Task: Tally how many lines include "matplotlib". The number is the whole answer.

==== Material ====

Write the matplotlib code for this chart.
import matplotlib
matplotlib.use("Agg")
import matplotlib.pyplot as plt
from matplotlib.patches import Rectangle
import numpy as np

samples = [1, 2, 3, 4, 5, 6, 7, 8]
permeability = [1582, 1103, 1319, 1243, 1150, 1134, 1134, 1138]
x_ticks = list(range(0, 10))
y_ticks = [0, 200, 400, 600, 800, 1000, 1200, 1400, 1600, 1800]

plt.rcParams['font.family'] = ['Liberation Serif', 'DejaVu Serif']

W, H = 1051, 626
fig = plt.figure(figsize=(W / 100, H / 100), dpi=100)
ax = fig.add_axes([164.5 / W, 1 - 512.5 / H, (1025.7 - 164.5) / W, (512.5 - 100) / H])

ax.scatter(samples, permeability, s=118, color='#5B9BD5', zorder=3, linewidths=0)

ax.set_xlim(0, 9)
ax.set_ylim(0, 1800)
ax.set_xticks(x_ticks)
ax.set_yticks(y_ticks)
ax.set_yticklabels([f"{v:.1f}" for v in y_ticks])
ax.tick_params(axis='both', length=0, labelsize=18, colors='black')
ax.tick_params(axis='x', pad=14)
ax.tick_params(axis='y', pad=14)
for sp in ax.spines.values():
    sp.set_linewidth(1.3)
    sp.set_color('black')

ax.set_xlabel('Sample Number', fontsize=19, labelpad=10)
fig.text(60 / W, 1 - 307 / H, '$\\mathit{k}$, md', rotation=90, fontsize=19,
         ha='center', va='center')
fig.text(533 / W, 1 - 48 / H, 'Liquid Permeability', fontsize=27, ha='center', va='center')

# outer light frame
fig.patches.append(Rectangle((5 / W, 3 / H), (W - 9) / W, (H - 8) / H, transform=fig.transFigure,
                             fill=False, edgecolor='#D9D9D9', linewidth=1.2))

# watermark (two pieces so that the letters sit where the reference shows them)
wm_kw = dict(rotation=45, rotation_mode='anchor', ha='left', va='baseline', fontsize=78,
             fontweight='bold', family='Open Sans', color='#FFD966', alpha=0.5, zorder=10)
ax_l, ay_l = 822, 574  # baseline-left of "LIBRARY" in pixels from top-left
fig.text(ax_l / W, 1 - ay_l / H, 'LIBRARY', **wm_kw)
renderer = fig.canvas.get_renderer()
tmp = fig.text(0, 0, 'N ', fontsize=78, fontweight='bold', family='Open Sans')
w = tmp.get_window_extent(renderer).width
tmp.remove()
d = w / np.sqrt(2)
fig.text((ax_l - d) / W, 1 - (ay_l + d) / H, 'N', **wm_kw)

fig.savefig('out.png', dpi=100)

====

Task output: 5